**What is expected:** Among the lines of data below, reproduce only those from the one with "Convert this chart to Bokeh code." through the one with "exp88_mc_yerr = [0.50e-4, 0.55e-4, 0.68e-4, 1.18e-4, 2.00e-4]", exactly as they stand, both ends included.
— begin Records for this exercise —
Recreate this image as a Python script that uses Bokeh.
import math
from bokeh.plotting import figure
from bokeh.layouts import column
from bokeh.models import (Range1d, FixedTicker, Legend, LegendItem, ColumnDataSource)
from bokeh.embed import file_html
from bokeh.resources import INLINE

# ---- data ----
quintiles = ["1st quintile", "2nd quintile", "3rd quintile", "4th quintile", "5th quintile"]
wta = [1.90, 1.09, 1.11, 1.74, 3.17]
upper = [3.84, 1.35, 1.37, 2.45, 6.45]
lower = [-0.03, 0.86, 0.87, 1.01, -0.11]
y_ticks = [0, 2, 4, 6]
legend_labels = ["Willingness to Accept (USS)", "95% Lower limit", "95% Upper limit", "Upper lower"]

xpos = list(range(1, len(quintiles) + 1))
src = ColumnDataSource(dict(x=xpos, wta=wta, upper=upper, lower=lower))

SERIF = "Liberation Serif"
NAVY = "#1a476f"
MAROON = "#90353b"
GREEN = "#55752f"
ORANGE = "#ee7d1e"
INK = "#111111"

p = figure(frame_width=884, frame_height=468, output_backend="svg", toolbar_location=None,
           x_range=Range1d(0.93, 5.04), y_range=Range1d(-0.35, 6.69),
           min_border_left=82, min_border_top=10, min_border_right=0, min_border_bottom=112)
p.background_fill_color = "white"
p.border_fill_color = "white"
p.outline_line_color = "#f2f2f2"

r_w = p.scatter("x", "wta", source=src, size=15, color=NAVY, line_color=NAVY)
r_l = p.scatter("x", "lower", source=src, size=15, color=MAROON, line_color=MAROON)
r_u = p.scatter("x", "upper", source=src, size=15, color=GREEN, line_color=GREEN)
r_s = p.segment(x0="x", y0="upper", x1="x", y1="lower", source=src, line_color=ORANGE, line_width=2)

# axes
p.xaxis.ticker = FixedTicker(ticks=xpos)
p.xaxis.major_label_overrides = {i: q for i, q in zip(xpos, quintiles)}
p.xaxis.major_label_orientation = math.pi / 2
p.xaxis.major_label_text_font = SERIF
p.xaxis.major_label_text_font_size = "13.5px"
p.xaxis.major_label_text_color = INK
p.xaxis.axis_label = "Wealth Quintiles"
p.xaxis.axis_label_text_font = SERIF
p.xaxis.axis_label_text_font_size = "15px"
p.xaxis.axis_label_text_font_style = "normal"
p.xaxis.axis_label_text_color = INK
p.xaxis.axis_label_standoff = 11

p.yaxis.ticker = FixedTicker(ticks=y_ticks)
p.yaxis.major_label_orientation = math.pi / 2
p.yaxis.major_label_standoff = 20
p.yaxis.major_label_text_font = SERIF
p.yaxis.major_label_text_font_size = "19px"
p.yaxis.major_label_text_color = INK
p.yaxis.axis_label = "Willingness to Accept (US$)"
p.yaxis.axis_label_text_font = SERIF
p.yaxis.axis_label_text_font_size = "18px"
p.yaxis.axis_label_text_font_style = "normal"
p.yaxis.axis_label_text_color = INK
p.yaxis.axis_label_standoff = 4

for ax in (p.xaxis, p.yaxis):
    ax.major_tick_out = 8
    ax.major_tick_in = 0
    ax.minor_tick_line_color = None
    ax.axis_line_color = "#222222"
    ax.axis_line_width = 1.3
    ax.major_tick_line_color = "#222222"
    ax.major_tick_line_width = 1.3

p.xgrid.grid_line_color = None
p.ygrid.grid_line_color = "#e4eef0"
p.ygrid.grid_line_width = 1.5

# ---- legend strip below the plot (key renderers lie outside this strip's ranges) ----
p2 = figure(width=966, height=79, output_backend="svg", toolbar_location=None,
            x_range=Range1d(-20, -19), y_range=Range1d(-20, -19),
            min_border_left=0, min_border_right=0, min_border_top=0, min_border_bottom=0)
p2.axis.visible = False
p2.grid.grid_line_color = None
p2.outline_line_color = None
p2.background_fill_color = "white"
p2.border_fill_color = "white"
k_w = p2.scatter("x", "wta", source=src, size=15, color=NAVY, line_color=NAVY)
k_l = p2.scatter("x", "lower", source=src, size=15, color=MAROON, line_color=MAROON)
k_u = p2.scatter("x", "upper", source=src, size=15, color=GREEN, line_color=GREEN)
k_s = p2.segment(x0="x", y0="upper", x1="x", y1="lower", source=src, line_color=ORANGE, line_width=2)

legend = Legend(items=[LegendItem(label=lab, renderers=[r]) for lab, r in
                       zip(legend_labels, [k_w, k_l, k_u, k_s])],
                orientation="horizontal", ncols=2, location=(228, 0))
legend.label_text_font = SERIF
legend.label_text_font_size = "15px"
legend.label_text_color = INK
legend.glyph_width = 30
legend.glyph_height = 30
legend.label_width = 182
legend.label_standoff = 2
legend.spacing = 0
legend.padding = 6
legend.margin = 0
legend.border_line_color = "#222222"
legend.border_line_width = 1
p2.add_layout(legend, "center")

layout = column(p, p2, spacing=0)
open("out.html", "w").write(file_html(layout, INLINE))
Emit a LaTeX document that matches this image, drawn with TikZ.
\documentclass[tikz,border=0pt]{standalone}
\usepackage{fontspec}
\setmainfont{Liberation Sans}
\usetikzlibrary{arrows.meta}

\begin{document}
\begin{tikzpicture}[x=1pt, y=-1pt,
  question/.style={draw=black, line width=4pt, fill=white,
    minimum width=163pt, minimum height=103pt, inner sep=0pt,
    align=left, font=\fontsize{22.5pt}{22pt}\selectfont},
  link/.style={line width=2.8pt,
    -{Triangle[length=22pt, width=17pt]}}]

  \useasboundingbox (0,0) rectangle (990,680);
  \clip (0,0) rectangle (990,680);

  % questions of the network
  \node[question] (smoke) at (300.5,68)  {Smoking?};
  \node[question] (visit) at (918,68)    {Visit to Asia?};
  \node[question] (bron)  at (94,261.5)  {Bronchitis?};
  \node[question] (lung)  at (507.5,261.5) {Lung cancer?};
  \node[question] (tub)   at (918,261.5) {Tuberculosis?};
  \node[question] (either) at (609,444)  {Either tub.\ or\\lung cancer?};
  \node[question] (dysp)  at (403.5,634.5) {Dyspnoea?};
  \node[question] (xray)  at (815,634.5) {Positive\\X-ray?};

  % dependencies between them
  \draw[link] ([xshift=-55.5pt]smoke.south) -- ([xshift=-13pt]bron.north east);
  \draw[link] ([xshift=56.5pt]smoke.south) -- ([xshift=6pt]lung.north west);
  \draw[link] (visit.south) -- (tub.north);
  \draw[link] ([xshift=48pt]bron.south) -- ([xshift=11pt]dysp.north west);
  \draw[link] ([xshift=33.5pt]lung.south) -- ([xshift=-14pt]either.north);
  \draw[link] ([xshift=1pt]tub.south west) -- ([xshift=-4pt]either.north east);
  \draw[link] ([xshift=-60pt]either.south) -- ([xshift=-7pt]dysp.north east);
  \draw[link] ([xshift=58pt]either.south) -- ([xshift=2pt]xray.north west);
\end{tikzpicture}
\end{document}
— end Records for this exercise —
— begin Records for this exercise —
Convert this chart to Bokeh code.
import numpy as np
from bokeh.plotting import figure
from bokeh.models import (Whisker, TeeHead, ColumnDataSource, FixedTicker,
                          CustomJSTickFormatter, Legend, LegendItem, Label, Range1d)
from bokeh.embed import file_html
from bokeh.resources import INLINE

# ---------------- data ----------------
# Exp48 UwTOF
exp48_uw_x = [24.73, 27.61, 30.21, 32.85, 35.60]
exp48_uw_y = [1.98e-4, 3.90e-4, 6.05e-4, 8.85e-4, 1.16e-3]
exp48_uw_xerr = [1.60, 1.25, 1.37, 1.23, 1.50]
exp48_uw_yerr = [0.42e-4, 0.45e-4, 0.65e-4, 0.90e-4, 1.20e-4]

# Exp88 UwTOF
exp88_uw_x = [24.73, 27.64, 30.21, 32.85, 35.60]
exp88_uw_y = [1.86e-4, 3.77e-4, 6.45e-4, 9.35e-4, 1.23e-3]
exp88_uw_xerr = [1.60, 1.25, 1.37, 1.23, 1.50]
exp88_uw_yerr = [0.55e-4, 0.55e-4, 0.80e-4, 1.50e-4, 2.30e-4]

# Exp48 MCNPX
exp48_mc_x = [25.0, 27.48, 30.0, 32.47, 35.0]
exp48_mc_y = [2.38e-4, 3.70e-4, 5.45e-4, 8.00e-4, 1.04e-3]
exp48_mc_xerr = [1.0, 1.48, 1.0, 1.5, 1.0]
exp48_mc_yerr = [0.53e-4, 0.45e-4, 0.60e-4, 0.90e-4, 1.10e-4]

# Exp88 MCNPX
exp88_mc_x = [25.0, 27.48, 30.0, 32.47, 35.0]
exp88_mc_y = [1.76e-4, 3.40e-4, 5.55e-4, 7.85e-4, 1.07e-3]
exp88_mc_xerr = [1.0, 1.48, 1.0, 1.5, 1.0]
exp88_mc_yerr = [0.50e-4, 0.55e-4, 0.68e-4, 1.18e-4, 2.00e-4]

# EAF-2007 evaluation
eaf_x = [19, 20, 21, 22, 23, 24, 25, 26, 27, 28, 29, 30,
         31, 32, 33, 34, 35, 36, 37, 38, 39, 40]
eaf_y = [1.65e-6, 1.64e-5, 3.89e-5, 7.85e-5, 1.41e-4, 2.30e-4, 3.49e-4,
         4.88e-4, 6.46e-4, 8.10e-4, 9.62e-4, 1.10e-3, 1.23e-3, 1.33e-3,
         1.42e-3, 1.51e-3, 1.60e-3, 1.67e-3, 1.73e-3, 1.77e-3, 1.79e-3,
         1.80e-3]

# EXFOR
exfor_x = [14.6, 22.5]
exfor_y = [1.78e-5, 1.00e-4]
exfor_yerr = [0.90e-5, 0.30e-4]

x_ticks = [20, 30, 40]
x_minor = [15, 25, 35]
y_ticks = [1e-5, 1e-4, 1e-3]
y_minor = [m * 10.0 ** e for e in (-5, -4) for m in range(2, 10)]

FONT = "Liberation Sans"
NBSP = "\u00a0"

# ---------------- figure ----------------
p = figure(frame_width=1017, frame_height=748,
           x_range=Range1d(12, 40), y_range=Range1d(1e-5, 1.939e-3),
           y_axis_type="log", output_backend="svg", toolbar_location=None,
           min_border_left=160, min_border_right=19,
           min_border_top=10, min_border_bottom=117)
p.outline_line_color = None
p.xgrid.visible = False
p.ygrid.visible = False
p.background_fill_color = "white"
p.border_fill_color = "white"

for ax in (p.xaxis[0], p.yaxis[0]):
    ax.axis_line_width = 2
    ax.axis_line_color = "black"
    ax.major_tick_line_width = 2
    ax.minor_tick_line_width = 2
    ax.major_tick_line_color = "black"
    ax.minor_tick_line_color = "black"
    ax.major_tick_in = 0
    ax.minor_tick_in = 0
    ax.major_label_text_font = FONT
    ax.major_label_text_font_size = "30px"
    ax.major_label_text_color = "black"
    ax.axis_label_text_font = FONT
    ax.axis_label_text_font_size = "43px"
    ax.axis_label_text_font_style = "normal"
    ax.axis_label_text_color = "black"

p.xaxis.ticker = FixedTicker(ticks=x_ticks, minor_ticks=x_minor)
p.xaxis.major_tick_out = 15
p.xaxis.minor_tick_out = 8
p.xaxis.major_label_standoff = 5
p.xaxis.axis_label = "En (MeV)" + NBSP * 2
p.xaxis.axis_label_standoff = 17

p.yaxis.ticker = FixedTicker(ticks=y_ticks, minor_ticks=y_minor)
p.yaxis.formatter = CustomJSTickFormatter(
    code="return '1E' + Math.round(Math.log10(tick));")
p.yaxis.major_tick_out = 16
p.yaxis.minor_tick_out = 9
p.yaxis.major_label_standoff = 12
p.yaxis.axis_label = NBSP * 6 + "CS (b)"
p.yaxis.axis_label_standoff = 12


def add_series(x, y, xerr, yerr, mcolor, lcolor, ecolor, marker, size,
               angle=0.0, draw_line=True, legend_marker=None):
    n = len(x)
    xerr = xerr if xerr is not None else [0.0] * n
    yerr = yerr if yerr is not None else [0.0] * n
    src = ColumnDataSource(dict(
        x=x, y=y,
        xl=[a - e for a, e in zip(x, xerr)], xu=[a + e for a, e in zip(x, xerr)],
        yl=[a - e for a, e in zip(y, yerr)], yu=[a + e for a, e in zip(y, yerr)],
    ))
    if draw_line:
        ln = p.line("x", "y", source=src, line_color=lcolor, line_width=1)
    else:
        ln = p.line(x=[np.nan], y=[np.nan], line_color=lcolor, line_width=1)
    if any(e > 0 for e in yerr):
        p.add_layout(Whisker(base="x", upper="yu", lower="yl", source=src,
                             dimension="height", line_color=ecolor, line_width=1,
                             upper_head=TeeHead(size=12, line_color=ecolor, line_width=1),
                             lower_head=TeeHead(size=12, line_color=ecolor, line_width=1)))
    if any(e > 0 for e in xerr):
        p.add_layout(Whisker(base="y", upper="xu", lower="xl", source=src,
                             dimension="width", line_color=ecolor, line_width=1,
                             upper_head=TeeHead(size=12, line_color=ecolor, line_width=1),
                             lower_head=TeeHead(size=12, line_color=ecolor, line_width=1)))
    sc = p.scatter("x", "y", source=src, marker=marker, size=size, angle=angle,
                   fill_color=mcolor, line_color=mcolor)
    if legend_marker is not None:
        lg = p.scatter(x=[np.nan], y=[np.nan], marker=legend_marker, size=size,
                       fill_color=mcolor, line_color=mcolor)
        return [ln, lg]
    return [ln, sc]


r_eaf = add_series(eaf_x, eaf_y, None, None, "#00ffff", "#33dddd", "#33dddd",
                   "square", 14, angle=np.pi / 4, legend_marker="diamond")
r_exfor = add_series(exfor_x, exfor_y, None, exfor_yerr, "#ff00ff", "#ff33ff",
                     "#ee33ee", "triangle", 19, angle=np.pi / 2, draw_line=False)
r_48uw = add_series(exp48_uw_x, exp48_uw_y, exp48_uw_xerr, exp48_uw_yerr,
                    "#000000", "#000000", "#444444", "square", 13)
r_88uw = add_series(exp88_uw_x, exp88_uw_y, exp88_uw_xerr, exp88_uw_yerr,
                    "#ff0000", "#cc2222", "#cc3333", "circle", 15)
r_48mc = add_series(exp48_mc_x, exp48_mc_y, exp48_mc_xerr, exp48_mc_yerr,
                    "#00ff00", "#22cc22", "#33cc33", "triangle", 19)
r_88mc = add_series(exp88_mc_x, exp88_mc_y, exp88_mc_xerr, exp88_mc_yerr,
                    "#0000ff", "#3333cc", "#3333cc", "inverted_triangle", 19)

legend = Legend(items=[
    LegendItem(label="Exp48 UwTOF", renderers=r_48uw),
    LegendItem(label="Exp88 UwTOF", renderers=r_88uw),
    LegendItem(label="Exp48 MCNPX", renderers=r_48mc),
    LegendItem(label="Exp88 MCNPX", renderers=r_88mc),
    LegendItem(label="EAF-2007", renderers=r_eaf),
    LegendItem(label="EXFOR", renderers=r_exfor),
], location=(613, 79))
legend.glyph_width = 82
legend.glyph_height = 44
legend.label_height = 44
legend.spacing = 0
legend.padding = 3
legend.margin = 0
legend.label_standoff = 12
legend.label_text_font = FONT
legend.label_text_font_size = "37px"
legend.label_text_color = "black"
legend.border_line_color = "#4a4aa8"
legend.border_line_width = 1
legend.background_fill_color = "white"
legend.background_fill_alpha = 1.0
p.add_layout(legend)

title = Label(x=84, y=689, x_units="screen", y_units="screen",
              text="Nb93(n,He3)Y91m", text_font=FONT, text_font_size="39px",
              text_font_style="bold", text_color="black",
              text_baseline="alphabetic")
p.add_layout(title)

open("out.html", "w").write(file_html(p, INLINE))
— end Records for this exercise —
**Written solution:**
Convert this chart to Bokeh code.
import numpy as np
from bokeh.plotting import figure
from bokeh.models import (Whisker, TeeHead, ColumnDataSource, FixedTicker,
                          CustomJSTickFormatter, Legend, LegendItem, Label, Range1d)
from bokeh.embed import file_html
from bokeh.resources import INLINE

# ---------------- data ----------------
# Exp48 UwTOF
exp48_uw_x = [24.73, 27.61, 30.21, 32.85, 35.60]
exp48_uw_y = [1.98e-4, 3.90e-4, 6.05e-4, 8.85e-4, 1.16e-3]
exp48_uw_xerr = [1.60, 1.25, 1.37, 1.23, 1.50]
exp48_uw_yerr = [0.42e-4, 0.45e-4, 0.65e-4, 0.90e-4, 1.20e-4]

# Exp88 UwTOF
exp88_uw_x = [24.73, 27.64, 30.21, 32.85, 35.60]
exp88_uw_y = [1.86e-4, 3.77e-4, 6.45e-4, 9.35e-4, 1.23e-3]
exp88_uw_xerr = [1.60, 1.25, 1.37, 1.23, 1.50]
exp88_uw_yerr = [0.55e-4, 0.55e-4, 0.80e-4, 1.50e-4, 2.30e-4]

# Exp48 MCNPX
exp48_mc_x = [25.0, 27.48, 30.0, 32.47, 35.0]
exp48_mc_y = [2.38e-4, 3.70e-4, 5.45e-4, 8.00e-4, 1.04e-3]
exp48_mc_xerr = [1.0, 1.48, 1.0, 1.5, 1.0]
exp48_mc_yerr = [0.53e-4, 0.45e-4, 0.60e-4, 0.90e-4, 1.10e-4]

# Exp88 MCNPX
exp88_mc_x = [25.0, 27.48, 30.0, 32.47, 35.0]
exp88_mc_y = [1.76e-4, 3.40e-4, 5.55e-4, 7.85e-4, 1.07e-3]
exp88_mc_xerr = [1.0, 1.48, 1.0, 1.5, 1.0]
exp88_mc_yerr = [0.50e-4, 0.55e-4, 0.68e-4, 1.18e-4, 2.00e-4]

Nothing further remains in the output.